Walker & Dunlop Inc (NYSE:WD) provides financing services to owners of commercial real estate from its 29 offices in the U.S. Valued at just $1.6 billion, the company is a hardly a mainstream name. WD stock has an average daily volume of less than 170 thousand shares.
Apparently, that is still enough for Elliott Wave patterns to form, as the chart below demonstrates. Walker & Dunlop went public in 2010 and reached its all-time high of $61.44 in April 2018. Currently, in the vicinity of $53 a share, WD stock’s risk/reward ratio doesn’t seem to be in investors’ favor.
The weekly chart above visualizes WD stock ‘s entire rally since its late-2010 IPO. Its structure looks like an almost complete five-wave impulse, labeled (1)-(2)-(3)-(4)-(5). The sub-waves of wave (3) are clearly visible, as well. The only problem is that wave (5) is not fully-formed yet.
The recovery from the December 2018 low consists of only three-waves, labeled a-b-c. This suggests wave (5) is likely developing as an ending diagonal, rather than a regular impulse. Unfortunately for the bulls, this doesn’t change the outlook much.
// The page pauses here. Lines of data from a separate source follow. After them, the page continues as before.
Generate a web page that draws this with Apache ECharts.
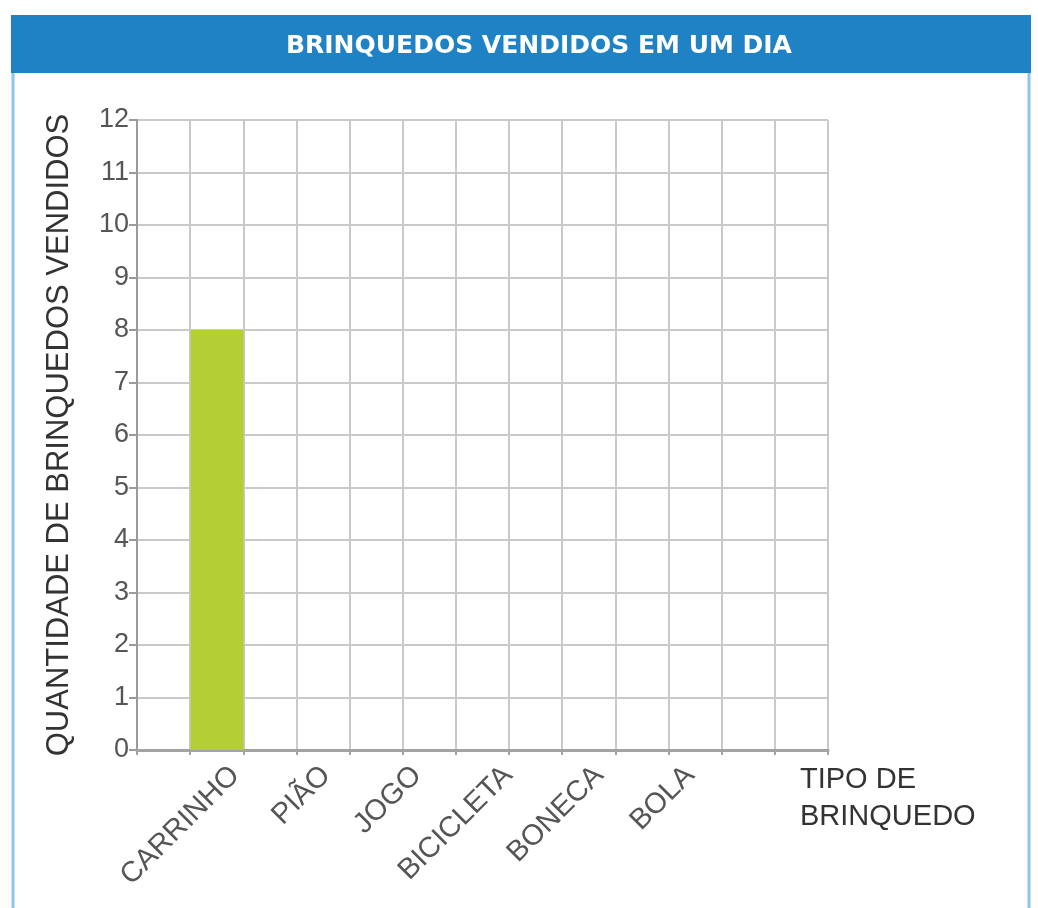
<!DOCTYPE html>
<html>
<head>
<meta charset="utf-8">
<title>Brinquedos vendidos em um dia</title>
<script src="https://cdn.jsdelivr.net/npm/echarts@6/dist/echarts.min.js"></script>
<style>
  html, body { margin: 0; padding: 0; background: #fff; }
  #chart { width: 1038px; height: 908px; }
</style>
</head>
<body>
<div id="chart"></div>
<script>
// dados
const titleText = 'BRINQUEDOS VENDIDOS EM UM DIA';
const toys = ['CARRINHO', 'PIÃO', 'JOGO', 'BICICLETA', 'BONECA', 'BOLA'];
const sold = [8, null, null, null, null, null];
const yTicks = [0, 12, 1]; // min, max, intervalo
const gridColumns = 13;

const chart = echarts.init(document.getElementById('chart'));

const labelFont = 'Liberation Sans, Arial, sans-serif';
const gridColor = '#c9c9c9';

const option = {
  animation: false,
  backgroundColor: '#fff',
  title: {
    text: titleText,
    left: 281,
    top: 29,
    textStyle: {
      color: '#fff',
      fontSize: 25,
      fontWeight: 900,
      fontFamily: 'DejaVu Sans, sans-serif'
    }
  },
  graphic: [
    // faixa azul do cabeçalho
    { type: 'rect', shape: { x: 11, y: 15, width: 1020, height: 58 }, style: { fill: '#1f82c4' }, z: -1 },
    // bordas laterais
    { type: 'line', shape: { x1: 13, y1: 73, x2: 13, y2: 908 }, style: { stroke: '#8ec3ea', lineWidth: 3 } },
    { type: 'line', shape: { x1: 1029, y1: 73, x2: 1029, y2: 908 }, style: { stroke: '#8ec3ea', lineWidth: 3 } }
  ],
  grid: [
    // quadriculado
    { left: 137, right: 210, top: 120, bottom: 158 },
    // barras
    { left: 170.5, right: 309.5, top: 120, bottom: 158 },
    // rótulos das categorias
    { left: 189.5, right: 302.5, top: 120, bottom: 158 }
  ],
  xAxis: [
    {
      type: 'category',
      gridIndex: 0,
      data: new Array(gridColumns).fill(''),
      boundaryGap: true,
      axisLine: { lineStyle: { color: '#a3a3a3', width: 3 } },
      axisTick: { show: true, interval: 0, length: 5, lineStyle: { color: '#a3a3a3', width: 2 } },
      axisLabel: { show: false },
      splitLine: { show: true, interval: 0, lineStyle: { color: gridColor, width: 2 } },
      name: 'TIPO DE\nBRINQUEDO',
      nameLocation: 'end',
      nameGap: -28,
      nameTextStyle: {
        color: '#333',
        fontSize: 29,
        fontFamily: labelFont,
        align: 'left',
        verticalAlign: 'top',
        lineHeight: 37,
        padding: [11, 0, 0, 0]
      }
    },
    {
      type: 'category',
      gridIndex: 1,
      data: toys,
      axisLine: { show: false },
      axisTick: { show: false },
      splitLine: { show: false },
      axisLabel: { show: false }
    },
    {
      type: 'category',
      gridIndex: 2,
      data: toys,
      axisLine: { show: false },
      axisTick: { show: false },
      splitLine: { show: false },
      axisLabel: {
        interval: 0,
        rotate: 45,
        margin: 21,
        color: '#555',
        fontSize: 29,
        fontFamily: labelFont
      }
    }
  ],
  yAxis: [
    {
      type: 'value',
      gridIndex: 0,
      min: yTicks[0],
      max: yTicks[1],
      interval: yTicks[2],
      axisLine: { show: true, lineStyle: { color: '#9a9a9a', width: 2 } },
      axisTick: { show: true, length: 8, lineStyle: { color: '#9a9a9a', width: 2 } },
      axisLabel: { color: '#555', fontSize: 27, fontFamily: labelFont, margin: 8 },
      splitLine: { show: true, lineStyle: { color: gridColor, width: 2 } },
      name: 'QUANTIDADE DE BRINQUEDOS VENDIDOS',
      nameLocation: 'middle',
      nameGap: 62,
      nameTextStyle: { color: '#333', fontSize: 31, fontFamily: labelFont }
    },
    { type: 'value', gridIndex: 1, min: yTicks[0], max: yTicks[1], show: false },
    { type: 'value', gridIndex: 2, min: yTicks[0], max: yTicks[1], show: false }
  ],
  series: [
    {
      type: 'bar',
      xAxisIndex: 1,
      yAxisIndex: 1,
      data: sold,
      barWidth: 53,
      itemStyle: { color: '#b3cf34' },
      z: 3
    }
  ]
};

chart.setOption(option);
</script>
</body>
</html>
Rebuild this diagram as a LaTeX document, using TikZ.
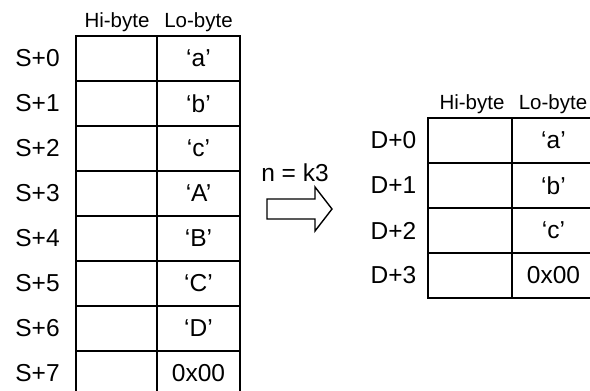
\documentclass[tikz,border=0pt]{standalone}
\usepackage{fontspec}
\setmainfont{Liberation Sans}
\begin{document}
\begin{tikzpicture}[x=1pt,y=-1pt,
  cellbox/.style={draw,line width=1.9pt,inner sep=0pt,outer sep=0pt,minimum height=45pt},
  hicell/.style={cellbox,minimum width=81pt},
  locell/.style={cellbox,minimum width=83pt,font=\fontsize{24.5}{28}\selectfont},
  addr/.style={font=\fontsize{24.5}{28}\selectfont,inner sep=0pt},
  head/.style={font=\fontsize{20.5}{24}\selectfont,inner sep=0pt}]
\useasboundingbox (0,0) rectangle (590,391);
\clip (0,0) rectangle (590,391);
% left table
\node[head] (lhh) at (117,22) {Hi-byte};
\node[head] (llh) at (198.5,22) {Lo-byte};
\foreach \i/\v in {0/‘a’,1/‘b’,2/‘c’,3/‘A’,4/‘B’,5/‘C’,6/‘D’,7/0x00}{
  \node[hicell] (sh\i) at (116.5,58.5+45*\i) {};
  \node[locell] (sl\i) at (198.5,58.5+45*\i) {\v};
  \node[addr] (sa\i) at (37.5,58.5+45*\i) {S+\i};
}
% right table
\node[head] (rhh) at (472,104) {Hi-byte};
\node[head] (rlh) at (553,104) {Lo-byte};
\foreach \i/\v in {0/‘a’,1/‘b’,2/‘c’,3/0x00}{
  \node[hicell,minimum width=84pt] (dh\i) at (470,140.5+45*\i) {};
  \node[locell] (dl\i) at (553.5,140.5+45*\i) {\v};
  \node[addr] (da\i) at (393.5,140.5+45*\i) {D+\i};
}
% arrow
\node[addr] (nk) at (295,173) {n = k3};
\draw[line width=1.4pt,line join=miter] (267,199) -- (315,199) -- (315,187) -- (332,209) -- (315,231) -- (315,219) -- (267,219) -- cycle;
\end{tikzpicture}
\end{document}
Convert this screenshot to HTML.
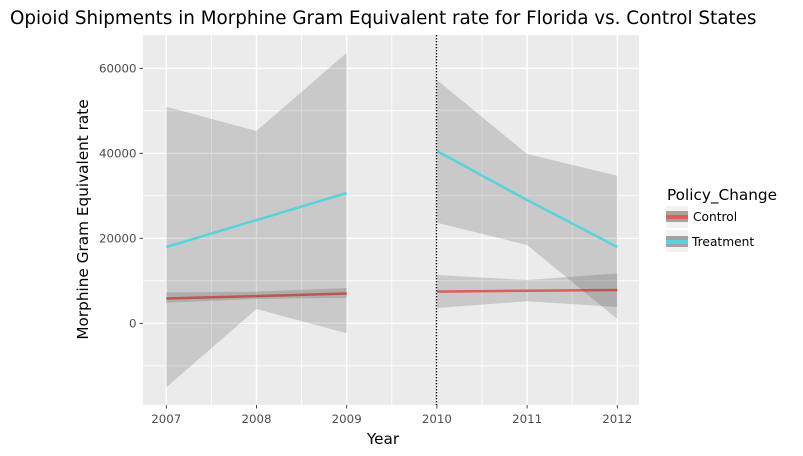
<!DOCTYPE html>
<html lang="en">
<head>
<meta charset="utf-8">
<title>Opioid Shipments</title>
<style>
html,body{margin:0;padding:0;background:#fff;width:803px;height:456px;overflow:hidden}
svg{display:block;font-family:"DejaVu Sans","Liberation Sans",sans-serif}
</style>
</head>
<body>
<svg id="chart" width="803" height="456" viewBox="0 0 803 456" xmlns="http://www.w3.org/2000/svg">
  <rect x="0" y="0" width="803" height="456" fill="#fff"/>
  <rect x="143" y="35" width="496" height="370" fill="#ebebeb"/>
  <g id="grid-minor"></g>
  <g id="grid-major"></g>
  <g id="marks"></g>
  <g id="vline"></g>
  <g id="x-axis"></g>
  <g id="y-axis"></g>
  <text x="10" y="24" font-size="18.33" fill="#000">Opioid Shipments in Morphine Gram Equivalent rate for Florida vs. Control States</text>
  <text x="383" y="444" font-size="15.28" fill="#000" text-anchor="middle">Year</text>
  <text transform="translate(88,219.5) rotate(-90)" font-size="15.28" fill="#000" text-anchor="middle">Morphine Gram Equivalent rate</text>
  <g>
    <text x="667" y="200" font-size="15.28" fill="#000">Policy_Change</text>
    <g>
      <rect x="666" y="206" width="22" height="22" fill="#f2f2f2"/>
      <rect x="666" y="211" width="22" height="11" fill="#a3a3a3"/>
      <rect x="666" y="215" width="22" height="4" fill="#db5f57"/>
      <text x="693" y="221" font-size="12.22" fill="#000">Control</text>
    </g>
    <g>
      <rect x="666" y="230" width="22" height="22" fill="#f2f2f2"/>
      <rect x="666" y="236" width="22" height="11" fill="#a3a3a3"/>
      <rect x="666" y="240" width="22" height="4" fill="#57d3db"/>
      <text x="692" y="246" font-size="12.22" fill="#000">Treatment</text>
    </g>
  </g>
</svg>
<script>
// Tick labels
var xTickYears = [2007, 2008, 2009, 2010, 2011, 2012];
var xMinorYears = [2007.5, 2008.5, 2009.5, 2010.5, 2011.5];
var yTickValues = [0, 20000, 40000, 60000];
var yMinorValues = [-10000, 10000, 30000, 50000];
var policyYear = 2010;

// Pre-policy period (2007-2009)
var preYears = [2007, 2008, 2009];
var preControlMean = [5850, 6400, 7000];
var preControlUpper = [7290, 7440, 8300];
var preControlLower = [4850, 5720, 6000];
var preTreatmentMean = [17950, 24300, 30660];
var preTreatmentUpper = [50960, 45250, 63670];
var preTreatmentLower = [-15060, 3360, -2350];

// Post-policy period (2010-2012)
var postYears = [2010, 2011, 2012];
var postControlMean = [7440, 7670, 7830];
var postControlUpper = [11360, 10190, 11760];
var postControlLower = [3600, 5180, 3830];
var postTreatmentMean = [40540, 29000, 17950];
var postTreatmentUpper = [57250, 39840, 34730];
var postTreatmentLower = [23670, 18420, 1010];

var NS = 'http://www.w3.org/2000/svg';
var panelLeft = 143, panelRight = 639, panelTop = 35, panelBottom = 405;

function xScale(year) { return 166.3 + (year - 2007) * 90.2; }
function yScale(value) { return 323.3 - value * 85 / 20000; }

function make(tag, attrs, parent) {
  var el = document.createElementNS(NS, tag);
  for (var k in attrs) { el.setAttribute(k, attrs[k]); }
  parent.appendChild(el);
  return el;
}

function drawRibbon(years, upper, lower, name, parent) {
  var pts = [];
  years.forEach(function (y, i) { pts.push(xScale(y).toFixed(2) + ',' + yScale(upper[i]).toFixed(2)); });
  for (var i = years.length - 1; i >= 0; i--) { pts.push(xScale(years[i]).toFixed(2) + ',' + yScale(lower[i]).toFixed(2)); }
  var el = make('polygon', { points: pts.join(' '), fill: '#333333', 'fill-opacity': '0.18' }, parent);
  
  
}

function drawLine(years, values, color, name, parent) {
  var pts = years.map(function (y, i) { return xScale(y).toFixed(2) + ',' + yScale(values[i]).toFixed(2); });
  var el = make('polyline', { points: pts.join(' '), fill: 'none', stroke: color, 'stroke-width': '2.5' }, parent);
  
  
}

// Gridlines
var minorG = document.getElementById('grid-minor');
var majorG = document.getElementById('grid-major');
xMinorYears.forEach(function (v) {
  var el = make('line', { x1: xScale(v), x2: xScale(v), y1: panelTop, y2: panelBottom, stroke: '#fff', 'stroke-width': '0.8' }, minorG);
  
  
});
yMinorValues.forEach(function (v) {
  var el = make('line', { x1: panelLeft, x2: panelRight, y1: yScale(v), y2: yScale(v), stroke: '#fff', 'stroke-width': '0.8' }, minorG);
  
  
});
xTickYears.forEach(function (v) {
  var el = make('line', { x1: xScale(v), x2: xScale(v), y1: panelTop, y2: panelBottom, stroke: '#fff', 'stroke-width': '1.4' }, majorG);
  
  
});
yTickValues.forEach(function (v) {
  var el = make('line', { x1: panelLeft, x2: panelRight, y1: yScale(v), y2: yScale(v), stroke: '#fff', 'stroke-width': '1.4' }, majorG);
  
  
});

// Series: each group draws ribbon first, then its line
var marks = document.getElementById('marks');
drawRibbon(preYears, preControlUpper, preControlLower, 'control-ribbon-pre', marks);
drawLine(preYears, preControlMean, '#db5f57', 'control-line-pre', marks);
drawRibbon(preYears, preTreatmentUpper, preTreatmentLower, 'treatment-ribbon-pre', marks);
drawLine(preYears, preTreatmentMean, '#57d3db', 'treatment-line-pre', marks);
drawRibbon(postYears, postControlUpper, postControlLower, 'control-ribbon-post', marks);
drawLine(postYears, postControlMean, '#db5f57', 'control-line-post', marks);
drawRibbon(postYears, postTreatmentUpper, postTreatmentLower, 'treatment-ribbon-post', marks);
drawLine(postYears, postTreatmentMean, '#57d3db', 'treatment-line-post', marks);

// Policy change reference line
var vl = make('line', { x1: xScale(policyYear) - 0.4, x2: xScale(policyYear) - 0.4, y1: panelTop, y2: panelBottom, stroke: '#000', 'stroke-width': '1.4', 'stroke-dasharray': '1.4 1.6' }, document.getElementById('vline'));



// Axes
var xAxis = document.getElementById('x-axis');
var yAxis = document.getElementById('y-axis');
xTickYears.forEach(function (v) {
  var tick = make('line', { x1: xScale(v), x2: xScale(v), y1: panelBottom, y2: panelBottom + 3.5, stroke: '#333', 'stroke-width': '0.9' }, xAxis);
  
  
  var label = make('text', { x: xScale(v), y: 423, 'font-size': '11.8', fill: '#4d4d4d', 'text-anchor': 'middle' }, xAxis);
  
  
  label.textContent = String(v);
});
yTickValues.forEach(function (v) {
  var tick = make('line', { x1: panelLeft - 3.5, x2: panelLeft, y1: yScale(v), y2: yScale(v), stroke: '#333', 'stroke-width': '0.9' }, yAxis);
  
  
  var label = make('text', { x: 136.5, y: yScale(v) + 4.4, 'font-size': '11.8', fill: '#4d4d4d', 'text-anchor': 'end' }, yAxis);
  
  
  label.textContent = String(v);
});
</script>
</body>
</html>
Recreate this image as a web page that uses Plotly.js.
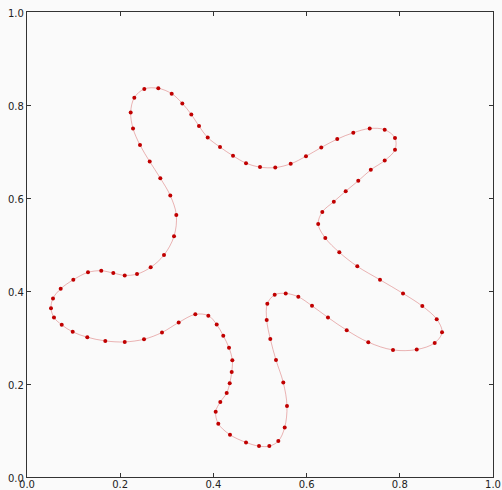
<!DOCTYPE html>
<html>
<head>
<meta charset="utf-8">
<script src="https://cdn.plot.ly/plotly-3.0.1.min.js"></script>
<style>html,body{margin:0;padding:0;background:#fafafa;}</style>
</head>
<body>
<div id="chart" style="width:502px;height:490px;"></div>
<script>
// Closed curve sample points (data coordinates)
var xs = [0.2303,0.2517,0.2818,0.3105,0.3333,0.3526,0.3691,0.3878,0.4142,0.4421,
          0.4700,0.5000,0.5328,0.5659,0.5987,0.6315,0.6657,0.7002,0.7354,0.7676,
          0.7897,0.7897,0.7676,0.7378,0.7109,0.6839,0.6584,0.6337,0.6249,0.6401,
          0.6702,0.7088,0.7575,0.8069,0.8483,0.8792,0.8906,0.8749,0.8363,0.7854,
          0.7324,0.6861,0.6459,0.6116,0.5822,0.5552,0.5315,0.5157,0.5144,0.5221,
          0.5343,0.5500,0.5579,0.5530,0.5393,0.5200,0.4979,0.4700,0.4356,0.4105,
          0.4049,0.4148,0.4285,0.4350,0.4393,0.4406,0.4335,0.4212,0.4071,0.3891,
          0.3612,0.3255,0.2897,0.2511,0.2097,0.1680,0.1294,0.0981,0.0745,0.0579,
          0.0515,0.0558,0.0723,0.0994,0.1309,0.1594,0.1852,0.2097,0.2361,0.2654,
          0.2940,0.3155,0.3204,0.3075,0.2861,0.2633,0.2425,0.2275,0.2225];
var ys = [0.8157,0.8345,0.8358,0.8244,0.8034,0.7797,0.7547,0.7302,0.7095,0.6907,
          0.6750,0.6664,0.6655,0.6735,0.6897,0.7086,0.7267,0.7403,0.7494,0.7468,
          0.7289,0.7037,0.6806,0.6606,0.6369,0.6147,0.5922,0.5700,0.5442,0.5140,
          0.4832,0.4530,0.4241,0.3948,0.3675,0.3394,0.3114,0.2884,0.2741,0.2733,
          0.2899,0.3157,0.3431,0.3681,0.3875,0.3948,0.3918,0.3724,0.3379,0.2970,
          0.2517,0.2030,0.1526,0.1067,0.0772,0.0664,0.0664,0.0744,0.0909,0.1147,
          0.1405,0.1612,0.1806,0.2015,0.2259,0.2511,0.2780,0.3039,0.3280,0.3470,
          0.3498,0.3323,0.3108,0.2963,0.2905,0.2927,0.3006,0.3121,0.3272,0.3431,
          0.3631,0.3841,0.4047,0.4241,0.4401,0.4435,0.4386,0.4336,0.4364,0.4509,
          0.4774,0.5177,0.5636,0.6052,0.6427,0.6784,0.7138,0.7496,0.7841];
var tickVals = [0.0,0.2,0.4,0.6,0.8,1.0];
var tickText = ['0.0','0.2','0.4','0.6','0.8','1.0'];

// Close the loop starting on a fairly straight stretch so the spline join is smooth
var start = 26;
var lx = [], ly = [];
for (var i = 0; i <= xs.length; i++) {
  var k = (start + i) % xs.length;
  lx.push(xs[k]); ly.push(ys[k]);
}

var traces = [
  {x: lx, y: ly, mode: 'lines', type: 'scatter',
   line: {color: 'rgba(205,60,60,0.38)', width: 1, shape: 'spline', smoothing: 1},
   hoverinfo: 'skip'},
  {x: xs, y: ys, mode: 'markers', type: 'scatter',
   marker: {color: '#c00000', size: 4, line: {width: 0}}}
];

var axisCommon = {
  range: [0, 1], tickvals: tickVals, ticktext: tickText,
  showgrid: false, zeroline: false,
  showline: true, linecolor: '#333', linewidth: 1.2, mirror: 'ticks',
  ticks: 'inside', ticklen: 4, tickcolor: '#333', tickwidth: 1,
  tickfont: {family: 'DejaVu Sans', size: 10, color: '#222'}
};

var layout = {
  width: 502, height: 490,
  margin: {l: 27, r: 9, t: 12, b: 13, pad: 0},
  paper_bgcolor: '#fafafa', plot_bgcolor: '#fafafa',
  showlegend: false,
  xaxis: Object.assign({}, axisCommon, {ticklabelstandoff: -2}),
  yaxis: Object.assign({}, axisCommon, {ticklabelstandoff: 0, ticklabelshift: 1})
};

Plotly.newPlot('chart', traces, layout, {staticPlot: true, displayModeBar: false});
</script>
</body>
</html>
According to the theory, a three-wave correction in the opposite direction follows every impulse. Therefore, we can prepare for a notable correction once wave (5) completes the entire post-2010 uptrend. If this count is correct, WD stock can still climb past wave (3)’s top. Instead of a buy signal, however, this bullish breakout should be viewed as a warning sign. The anticipated three-wave retracement has the potential to drag the price down to ~$35 a share.